## Given records
━━━━━━━━━━

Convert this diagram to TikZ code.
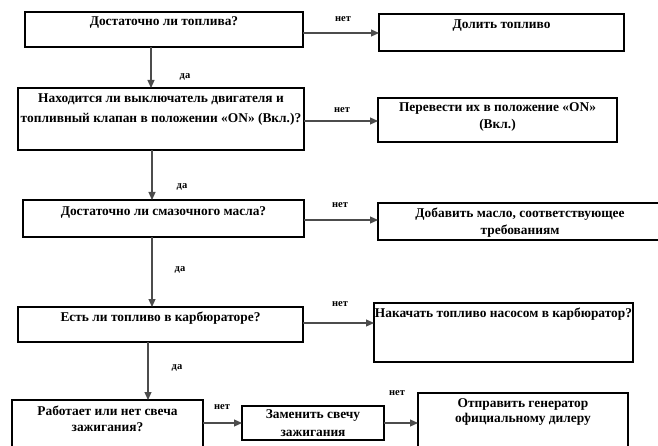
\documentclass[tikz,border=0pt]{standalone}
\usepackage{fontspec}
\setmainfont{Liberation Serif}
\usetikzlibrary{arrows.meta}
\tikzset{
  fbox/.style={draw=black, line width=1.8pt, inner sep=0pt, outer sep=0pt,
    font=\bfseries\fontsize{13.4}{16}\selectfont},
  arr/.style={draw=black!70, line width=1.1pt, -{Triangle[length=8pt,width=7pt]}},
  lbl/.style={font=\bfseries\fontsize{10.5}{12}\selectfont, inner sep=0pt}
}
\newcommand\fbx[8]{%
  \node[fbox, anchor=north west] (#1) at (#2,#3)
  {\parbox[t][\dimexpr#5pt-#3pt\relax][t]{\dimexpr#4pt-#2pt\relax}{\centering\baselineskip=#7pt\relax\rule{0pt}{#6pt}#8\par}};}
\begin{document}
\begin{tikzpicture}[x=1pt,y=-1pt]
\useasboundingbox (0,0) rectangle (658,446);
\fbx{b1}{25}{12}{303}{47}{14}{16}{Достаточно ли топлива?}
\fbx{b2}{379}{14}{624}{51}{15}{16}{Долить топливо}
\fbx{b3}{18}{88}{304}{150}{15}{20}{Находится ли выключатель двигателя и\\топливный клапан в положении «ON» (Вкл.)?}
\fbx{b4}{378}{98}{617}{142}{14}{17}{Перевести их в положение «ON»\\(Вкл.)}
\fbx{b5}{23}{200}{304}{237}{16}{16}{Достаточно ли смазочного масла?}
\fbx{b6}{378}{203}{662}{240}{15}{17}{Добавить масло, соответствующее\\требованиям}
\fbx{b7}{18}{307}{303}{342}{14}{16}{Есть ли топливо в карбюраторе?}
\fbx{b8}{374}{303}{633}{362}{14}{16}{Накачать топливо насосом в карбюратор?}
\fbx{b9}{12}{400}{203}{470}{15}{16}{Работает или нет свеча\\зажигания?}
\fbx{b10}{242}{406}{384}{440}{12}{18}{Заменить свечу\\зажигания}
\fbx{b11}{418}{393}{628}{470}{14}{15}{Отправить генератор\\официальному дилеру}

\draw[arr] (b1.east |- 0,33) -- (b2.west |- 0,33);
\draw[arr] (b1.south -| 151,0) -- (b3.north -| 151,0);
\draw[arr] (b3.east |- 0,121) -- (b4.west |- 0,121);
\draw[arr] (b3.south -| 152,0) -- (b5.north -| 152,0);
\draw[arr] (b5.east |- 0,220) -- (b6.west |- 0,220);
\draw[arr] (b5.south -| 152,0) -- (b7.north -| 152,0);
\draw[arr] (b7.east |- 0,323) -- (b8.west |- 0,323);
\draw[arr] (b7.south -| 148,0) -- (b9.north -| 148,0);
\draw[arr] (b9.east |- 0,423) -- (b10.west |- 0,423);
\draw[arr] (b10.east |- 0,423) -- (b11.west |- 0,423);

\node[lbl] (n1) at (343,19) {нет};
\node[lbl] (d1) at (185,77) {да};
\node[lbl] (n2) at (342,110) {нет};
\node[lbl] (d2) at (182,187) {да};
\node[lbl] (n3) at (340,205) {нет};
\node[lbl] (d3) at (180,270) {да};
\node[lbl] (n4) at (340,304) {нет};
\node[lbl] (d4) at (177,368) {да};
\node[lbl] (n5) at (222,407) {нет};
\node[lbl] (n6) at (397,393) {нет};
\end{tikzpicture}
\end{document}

━━━━━━━━━━

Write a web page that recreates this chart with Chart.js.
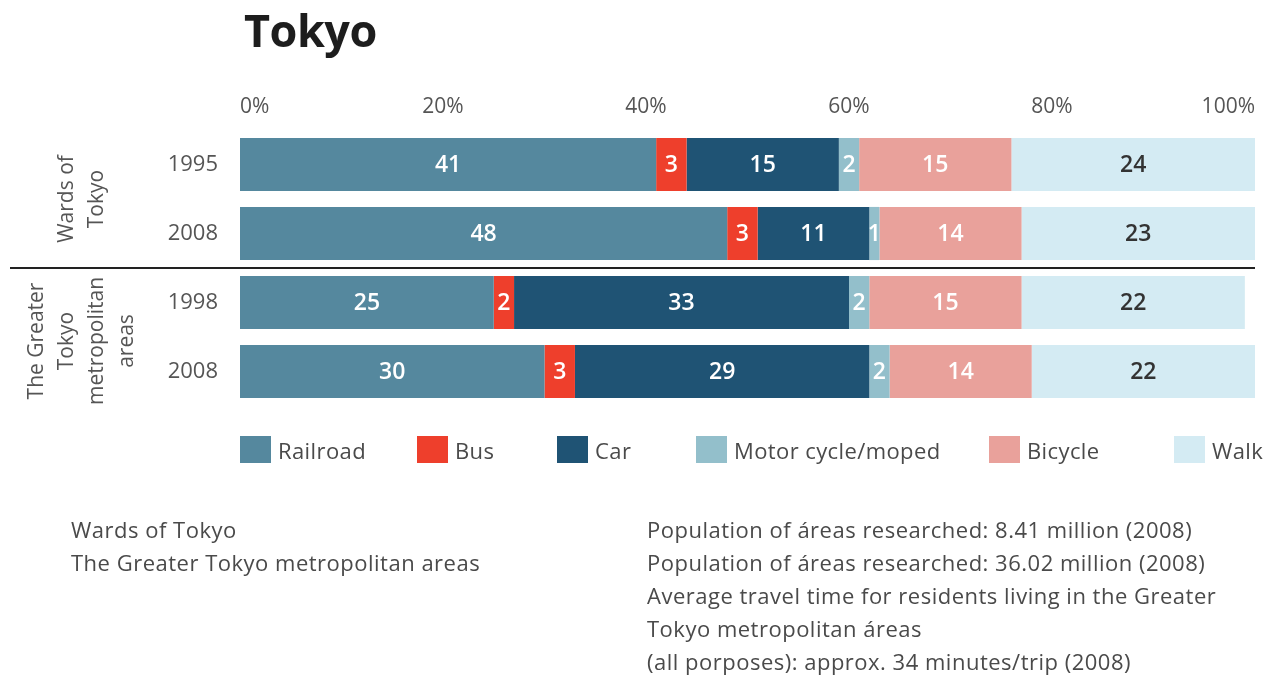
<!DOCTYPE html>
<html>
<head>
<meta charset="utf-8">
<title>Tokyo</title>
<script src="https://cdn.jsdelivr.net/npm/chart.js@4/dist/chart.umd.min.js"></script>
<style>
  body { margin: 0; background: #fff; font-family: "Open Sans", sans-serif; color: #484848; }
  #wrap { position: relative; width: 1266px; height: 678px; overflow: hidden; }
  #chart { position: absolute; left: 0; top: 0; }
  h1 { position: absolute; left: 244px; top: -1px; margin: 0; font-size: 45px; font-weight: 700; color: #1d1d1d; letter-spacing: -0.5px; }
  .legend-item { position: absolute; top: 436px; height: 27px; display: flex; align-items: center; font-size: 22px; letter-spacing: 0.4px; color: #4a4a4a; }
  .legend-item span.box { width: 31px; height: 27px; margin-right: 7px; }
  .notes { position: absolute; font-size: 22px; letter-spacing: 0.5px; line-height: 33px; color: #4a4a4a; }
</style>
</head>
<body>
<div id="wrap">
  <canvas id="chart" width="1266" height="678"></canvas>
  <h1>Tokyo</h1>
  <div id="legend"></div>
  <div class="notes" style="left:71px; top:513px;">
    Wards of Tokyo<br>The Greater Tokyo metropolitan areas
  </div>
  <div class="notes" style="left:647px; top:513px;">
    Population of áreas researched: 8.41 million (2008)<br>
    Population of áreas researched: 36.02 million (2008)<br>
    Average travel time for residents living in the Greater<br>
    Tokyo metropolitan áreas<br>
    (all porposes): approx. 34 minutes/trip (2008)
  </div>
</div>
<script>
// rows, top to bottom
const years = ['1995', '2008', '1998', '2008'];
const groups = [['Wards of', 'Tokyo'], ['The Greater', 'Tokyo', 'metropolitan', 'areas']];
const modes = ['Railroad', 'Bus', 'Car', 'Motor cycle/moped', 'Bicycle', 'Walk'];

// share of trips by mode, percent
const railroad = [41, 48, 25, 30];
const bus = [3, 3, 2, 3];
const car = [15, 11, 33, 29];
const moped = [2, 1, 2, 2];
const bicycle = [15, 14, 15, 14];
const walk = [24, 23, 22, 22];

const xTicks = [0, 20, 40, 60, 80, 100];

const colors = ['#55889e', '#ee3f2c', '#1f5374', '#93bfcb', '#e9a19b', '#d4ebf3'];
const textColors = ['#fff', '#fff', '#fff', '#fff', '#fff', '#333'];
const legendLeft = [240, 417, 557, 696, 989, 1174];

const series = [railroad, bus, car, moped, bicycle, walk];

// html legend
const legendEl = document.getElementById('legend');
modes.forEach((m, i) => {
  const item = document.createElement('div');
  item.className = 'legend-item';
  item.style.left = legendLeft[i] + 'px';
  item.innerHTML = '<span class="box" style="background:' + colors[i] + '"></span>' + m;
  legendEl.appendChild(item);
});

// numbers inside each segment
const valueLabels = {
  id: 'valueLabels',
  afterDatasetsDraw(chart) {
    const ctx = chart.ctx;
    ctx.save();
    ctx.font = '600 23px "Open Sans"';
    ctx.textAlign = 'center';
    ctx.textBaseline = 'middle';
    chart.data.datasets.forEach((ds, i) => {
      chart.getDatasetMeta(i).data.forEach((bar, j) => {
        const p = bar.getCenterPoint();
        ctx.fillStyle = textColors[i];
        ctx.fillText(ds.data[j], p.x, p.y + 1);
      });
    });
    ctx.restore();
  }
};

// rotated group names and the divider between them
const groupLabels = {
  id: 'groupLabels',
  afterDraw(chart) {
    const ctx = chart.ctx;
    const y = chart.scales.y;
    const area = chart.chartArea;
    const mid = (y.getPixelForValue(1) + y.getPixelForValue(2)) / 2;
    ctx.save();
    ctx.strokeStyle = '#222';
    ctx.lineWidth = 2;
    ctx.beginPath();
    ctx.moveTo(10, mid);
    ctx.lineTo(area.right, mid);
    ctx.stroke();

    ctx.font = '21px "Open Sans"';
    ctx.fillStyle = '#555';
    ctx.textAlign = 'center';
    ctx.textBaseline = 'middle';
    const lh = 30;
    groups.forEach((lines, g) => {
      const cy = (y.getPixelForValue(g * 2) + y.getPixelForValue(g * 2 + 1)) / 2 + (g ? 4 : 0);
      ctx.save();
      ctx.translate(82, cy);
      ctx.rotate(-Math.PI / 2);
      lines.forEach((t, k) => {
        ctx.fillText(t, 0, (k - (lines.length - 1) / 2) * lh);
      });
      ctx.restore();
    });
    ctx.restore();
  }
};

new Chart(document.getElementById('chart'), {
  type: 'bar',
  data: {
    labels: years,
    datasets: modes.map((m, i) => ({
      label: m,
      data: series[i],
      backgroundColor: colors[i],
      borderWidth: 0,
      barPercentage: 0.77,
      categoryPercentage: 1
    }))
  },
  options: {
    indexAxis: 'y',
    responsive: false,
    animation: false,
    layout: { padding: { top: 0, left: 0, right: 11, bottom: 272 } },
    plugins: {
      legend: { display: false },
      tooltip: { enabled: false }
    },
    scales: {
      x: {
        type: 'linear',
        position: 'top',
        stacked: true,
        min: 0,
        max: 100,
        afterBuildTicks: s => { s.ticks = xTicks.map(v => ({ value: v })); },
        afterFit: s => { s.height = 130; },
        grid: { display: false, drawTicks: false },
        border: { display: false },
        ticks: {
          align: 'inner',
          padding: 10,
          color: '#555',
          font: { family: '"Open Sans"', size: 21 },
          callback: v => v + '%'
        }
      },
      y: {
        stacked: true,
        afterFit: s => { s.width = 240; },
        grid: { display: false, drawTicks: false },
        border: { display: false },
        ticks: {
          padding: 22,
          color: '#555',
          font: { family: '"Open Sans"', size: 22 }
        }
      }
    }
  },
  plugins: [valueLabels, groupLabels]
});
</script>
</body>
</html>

━━━━━━━━━━

## Directions
Within the entries above, give again exactly the lines starting at the one that contains "Write a web" and ending at the one that contains "const walk = [24, 23, 22, 22];", leaving out the pictures.

## In response
Write a web page that recreates this chart with Chart.js.
<!DOCTYPE html>
<html>
<head>
<meta charset="utf-8">
<title>Tokyo</title>
<script src="https://cdn.jsdelivr.net/npm/chart.js@4/dist/chart.umd.min.js"></script>
<style>
  body { margin: 0; background: #fff; font-family: "Open Sans", sans-serif; color: #484848; }
  #wrap { position: relative; width: 1266px; height: 678px; overflow: hidden; }
  #chart { position: absolute; left: 0; top: 0; }
  h1 { position: absolute; left: 244px; top: -1px; margin: 0; font-size: 45px; font-weight: 700; color: #1d1d1d; letter-spacing: -0.5px; }
  .legend-item { position: absolute; top: 436px; height: 27px; display: flex; align-items: center; font-size: 22px; letter-spacing: 0.4px; color: #4a4a4a; }
  .legend-item span.box { width: 31px; height: 27px; margin-right: 7px; }
  .notes { position: absolute; font-size: 22px; letter-spacing: 0.5px; line-height: 33px; color: #4a4a4a; }
</style>
</head>
<body>
<div id="wrap">
  <canvas id="chart" width="1266" height="678"></canvas>
  <h1>Tokyo</h1>
  <div id="legend"></div>
  <div class="notes" style="left:71px; top:513px;">
    Wards of Tokyo<br>The Greater Tokyo metropolitan areas
  </div>
  <div class="notes" style="left:647px; top:513px;">
    Population of áreas researched: 8.41 million (2008)<br>
    Population of áreas researched: 36.02 million (2008)<br>
    Average travel time for residents living in the Greater<br>
    Tokyo metropolitan áreas<br>
    (all porposes): approx. 34 minutes/trip (2008)
  </div>
</div>
<script>
// rows, top to bottom
const years = ['1995', '2008', '1998', '2008'];
const groups = [['Wards of', 'Tokyo'], ['The Greater', 'Tokyo', 'metropolitan', 'areas']];
const modes = ['Railroad', 'Bus', 'Car', 'Motor cycle/moped', 'Bicycle', 'Walk'];

// share of trips by mode, percent
const railroad = [41, 48, 25, 30];
const bus = [3, 3, 2, 3];
const car = [15, 11, 33, 29];
const moped = [2, 1, 2, 2];
const bicycle = [15, 14, 15, 14];
const walk = [24, 23, 22, 22];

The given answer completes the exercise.